On Oct. 24, 1942, German Gen. Georg Stumme, commanding officer of the Third Reich’s Panzer Army Africa — which included the famed Afrika Korps — was riding in a car along a track with his signals officer, Col. Andreas Buechting, near the front line for an inspection. It was day two of the Second Battle of El Alamein, the enormous British-led offensive in Egypt which would turn the tide in North Africa in the Allies’ favor.
How the monocle-wearing Prussian officer ended up in the car, in command of all Axis forces in the theater, is an odd story. Three months earlier, this Knight’s Cross recipient and veteran of the campaigns for France, Yugoslavia and Greece was sitting in a jail cell facing five years in prison, Hitler having relieved him of command and ordering his court martial after an incident on the Eastern Front.
A court martial ordered by the Fuhrer, of course, always ended in a guilty verdict. Stumme was found guilty.

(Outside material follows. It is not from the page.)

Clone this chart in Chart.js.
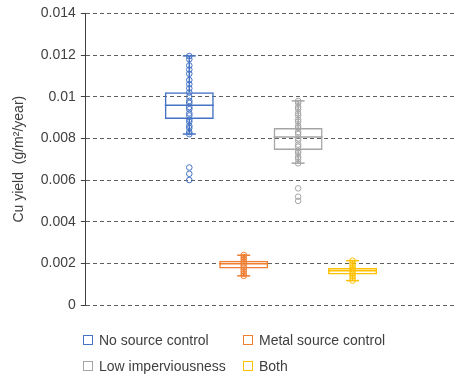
<!DOCTYPE html>
<html>
<head>
<meta charset="utf-8">
<script src="https://cdn.jsdelivr.net/npm/chart.js@4.4.0/dist/chart.umd.min.js"></script>
<style>
  body { margin: 0; background: #fff; }
  .wrap { position: relative; width: 456px; height: 379px; }
  #legend {
    position: absolute; left: 83px; top: 330px;
    display: grid; grid-template-columns: 160px 160px; row-gap: 7px;
    font-family: 'Liberation Sans', Arial, sans-serif; font-size: 14px; color: #404040;
  }
  .item { display: flex; align-items: center; height: 19px; white-space: nowrap; }
  .swatch { width: 8px; height: 8px; border: 1.5px solid; margin-right: 6px; background: #fff; }
</style>
</head>
<body>
<div class="wrap">
  <canvas id="chart" width="456" height="379"></canvas>
  <div id="legend"></div>
</div>
<script>
// series, in the order Excel drew them
const categories = ['No source control', 'Metal source control', 'Low imperviousness', 'Both'];
const colors = ['#4472C4', '#ED7D31', '#A5A5A5', '#FFC000'];

// box statistics
const whiskerLow = [0.00821, 0.00140, 0.00681, 0.00117];
const q1 = [0.00893, 0.00175, 0.00744, 0.00146];
const median = [0.00959, 0.00198, 0.00806, 0.00165];
const q3 = [0.01021, 0.00212, 0.00850, 0.00178];
const whiskerHigh = [0.01196, 0.00239, 0.00980, 0.00213];

// individual yields (circles)
const noSourcePoints = [0.01195, 0.0118, 0.0115, 0.0113, 0.0111, 0.0108, 0.0106, 0.0104, 0.0102,
  0.0100, 0.0098, 0.0097, 0.0095, 0.0094, 0.0092, 0.0091, 0.0089, 0.0088,
  0.0086, 0.0085, 0.0083, 0.0082, 0.0066, 0.0063, 0.0060];
const metalPoints = [0.0024, 0.0023, 0.0022, 0.0021, 0.0020, 0.0019, 0.0018, 0.0017, 0.0016, 0.0015, 0.0014];
const lowImpPoints = [0.0098, 0.0097, 0.0095, 0.0094, 0.0092, 0.0091, 0.0089, 0.0088, 0.0086,
  0.0085, 0.0083, 0.0082, 0.0080, 0.0079, 0.0077, 0.0076, 0.0074, 0.0073,
  0.0071, 0.0070, 0.0068, 0.0056, 0.0052, 0.0050];
const bothPoints = [0.00213, 0.0020, 0.0019, 0.0018, 0.0017, 0.0016, 0.0015, 0.0014, 0.0013, 0.00117];
const points = [noSourcePoints, metalPoints, lowImpPoints, bothPoints];

const yTicks = ['0', '0.002', '0.004', '0.006', '0.008', '0.01', '0.012', '0.014'];

const font = { family: "'Liberation Sans', Arial, sans-serif", size: 14 };

// draws median, whiskers and the circles on top of the floating bars
const boxPlugin = {
  id: 'boxWhisker',
  afterDatasetsDraw(chart) {
    const ctx = chart.ctx;
    const y = chart.scales.y;
    const line = (x1, y1, x2, y2) => {
      ctx.beginPath(); ctx.moveTo(x1, y1); ctx.lineTo(x2, y2); ctx.stroke();
    };
    chart.data.datasets.forEach((ds, i) => {
      const bar = chart.getDatasetMeta(i).data[0];
      const x = bar.x, half = bar.width / 2;
      const yHi = y.getPixelForValue(whiskerHigh[i]);
      const yLo = y.getPixelForValue(whiskerLow[i]);
      ctx.save();
      ctx.strokeStyle = colors[i];
      ctx.lineWidth = 1.5;
      line(x - half, y.getPixelForValue(median[i]), x + half, y.getPixelForValue(median[i]));
      line(x, y.getPixelForValue(q3[i]), x, yHi);
      line(x, y.getPixelForValue(q1[i]), x, yLo);
      line(x - 6.5, yHi, x + 6.5, yHi);
      line(x - 6.5, yLo, x + 6.5, yLo);
      ctx.lineWidth = 1;
      points[i].forEach(v => {
        ctx.beginPath();
        ctx.arc(x, y.getPixelForValue(v), 2.8, 0, Math.PI * 2);
        ctx.stroke();
      });
      ctx.restore();
    });
  }
};

new Chart(document.getElementById('chart'), {
  type: 'bar',
  data: {
    labels: [''],
    datasets: categories.map((name, i) => ({
      label: name,
      data: [[q1[i], q3[i]]],
      backgroundColor: 'rgba(0,0,0,0)',
      borderColor: colors[i],
      borderWidth: 1.5,
      borderSkipped: false,
      categoryPercentage: 0.588,
      barPercentage: 0.9
    }))
  },
  options: {
    responsive: false,
    animation: false,
    layout: { padding: { top: 5, right: 0, bottom: 74, left: 11 } },
    plugins: { legend: { display: false }, tooltip: { enabled: false } },
    scales: {
      x: { display: false },
      y: {
        min: 0,
        max: 0.014,
        ticks: {
          stepSize: 0.002,
          font: font,
          color: '#404040',
          padding: 5,
          callback: v => yTicks[Math.round(v / 0.002)]
        },
        grid: { color: '#5f5f5f', tickColor: '#404040', tickLength: 5 },
        border: { dash: [4, 3], color: '#404040', width: 1 },
        title: { display: true, text: 'Cu yield  (g/m²/year)', font: { family: font.family, size: 14 }, color: '#404040', padding: { top: 0, bottom: 8 } }
      }
    }
  },
  plugins: [boxPlugin]
});

// legend in two columns like the original
const legend = document.getElementById('legend');
[0, 1, 2, 3].forEach(i => {
  const item = document.createElement('div');
  item.className = 'item';
  const sw = document.createElement('span');
  sw.className = 'swatch';
  sw.style.borderColor = colors[i];
  item.appendChild(sw);
  item.appendChild(document.createTextNode(categories[i]));
  legend.appendChild(item);
});
</script>
</body>
</html>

But here was Stumme, free, and having replaced Erwin Rommel — the Desert Fox — who had returned to Germany due to sickness and exhaustion. And that is when Stumme, his driver and Buecthing appeared within sight of Allied troops. Suddenly, a bullet struck Buechting in the head, killing him — which was one of the last things Stumme witnessed in his life.
Back in June 1942, Stumme was the commander of the XXXX Motorized (Panzer) Corps, part of the German forces preparing to push into Southern Russia as part of Case Blue, the strategic offensive toward the Baku oil fields and Stalingrad. Stumme, as a traditionalist German officer, wrote a one-page summary of the upcoming offensive and distributed it out to the XXXX Corps’ divisional commanders, according to historians David M. Glantz and Jonathan House’s 2009 book To the Gates of Stalingrad [6].
How Stumme distributed these orders was the problem — flying them by air. In January 1940, the German plans for the invasion of Belgium fell into Allied hands after a liaison plane crashed behind the lines.